Wednesday, November 21, 2007

Wednesday, November 21, 2007, Thanksgiving

Today's text

John 6:32-35

Jesus answered them: “In all truth, it was not Moses who gave you the bread from heaven, it is my Father who gives you the bread from heaven, the true bread which comes down from heaven and gives life to the world.” “Sir,” they said, “give us this bread always.” Jesus answered them: “I am the bread of life. No on who comes to me will ever hunger; no one who believes in me will ever thirst.”

Prayer

It went away, Jesus. I can’t tell you exactly when or where. But it is gone, that gnawing anxiety at the pit of my stomach. I sought to extinguish it with food and drink, risk and work, learning and accomplishment, none of which provided adequate antidote, only momentary relief.

While I don’t know when it left me, I can tell you the how and why, Jesus. And may my telling be your praise. For you are the cure, the bread, that fills the fretful hunger. What I could not remove, you graciously heal, replacing my emptiness with a loving longing to know you, to lose myself in you and never return.

I have come to know you. I have spent just enough time gazing on your face, seeing your smile, your fierce love, your living labor, that I know the beauty that flows from your oneness with the Loving Mystery you call Father.

We, too, try to name that One. Mother, some say; others say Brother or Sister, Lover or Friend, Morning Star or Silent Cry, Flowing Fountain or Living Flame. In moments of shattering blessedness, we simply fall silent, enrapt in the immensity of that love which has no name. I think our praise is fullest then, and most true.

On this and every day of thanksgiving, we remember faces present and gone, blessings long past and others that endure.

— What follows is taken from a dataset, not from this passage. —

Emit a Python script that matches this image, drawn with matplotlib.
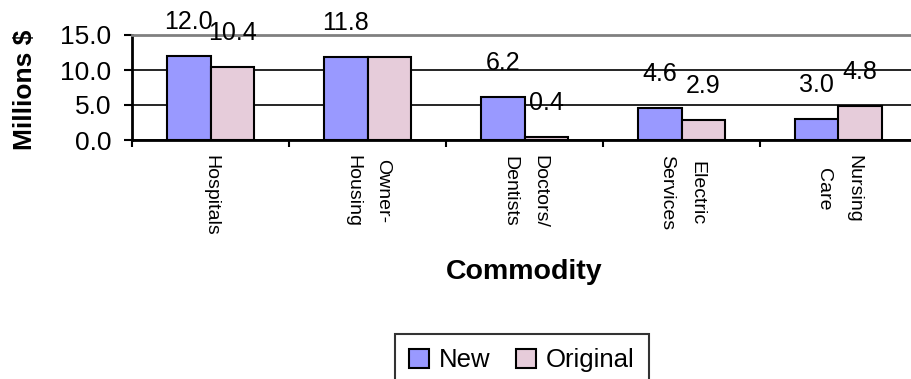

We wipe away sweet tears of gratitude for our lives and for the improbable reality of life itself. I mean, why is there anything at all? And why are there grandchildren whose hugs have such a curious, sacramental power to heal, and to render most else insignificant?

I don’t know. I know very little. But I do know you, Jesus, and blessedly, I still can remember the anxious emptiness that is now gone, relieved by a bread that is food my soul need never live without. And for that, thank you. Thank you for my life.